A new HDMI certification program will make it easier to avoid crappy cables

October 10th, 2015 | Edited by | hardware

Oct

Certified cables will carry labels assuring the consumer that they’ve been tested to meet the HDMI 2.0 spec.

 

One HDMI cable is as good as another, right? Wrong. The old saying “an HDMI cable will either work or it won’t, because digital is all or nothing” is a myth. A poor-quality HDMI cable can deliver a degraded signal, resulting in a snowy picture or worse. A crappy HDMI cable, especially a long one, can also cause problems that you can’t see: radiating enough electromagnetic interference (EMI) to cause problems on your Wi-Fi network.
Having said that, bad HDMI cables are pretty hard to find, at least when asked to carry 1080p video just a few feet.

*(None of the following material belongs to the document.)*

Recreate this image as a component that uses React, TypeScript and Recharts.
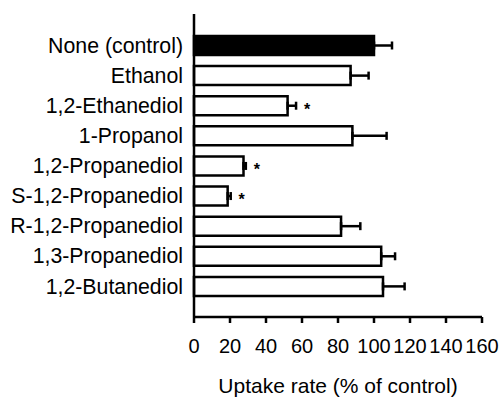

It can be a different story when you enter the realm of 60-frames-per-second 4K video with high dynamic range, high-resolution multi-channel audio, and perhaps even ethernet. According to the standard, an HDMI 2.0 cable should be capable of delivering “ultra-reliable performance at the full 18Gbps bandwidth.”
To that end, HDMI Licensing LLC—the group responsible for developing and maintaining the HDMI standard that’s used on nearly every TV, PC, monitor, projector, Blu-ray player, A/V receiver, and media streamer shipping today—has announced a new cable certification program. Instead of hoping for the best—or paying ridiculous prices for cables made by companies with marketing budgets that dwarf what they spend on manufacturing—you could just shop for HDMI cables labeled “HDMI Premium Certified Cable.”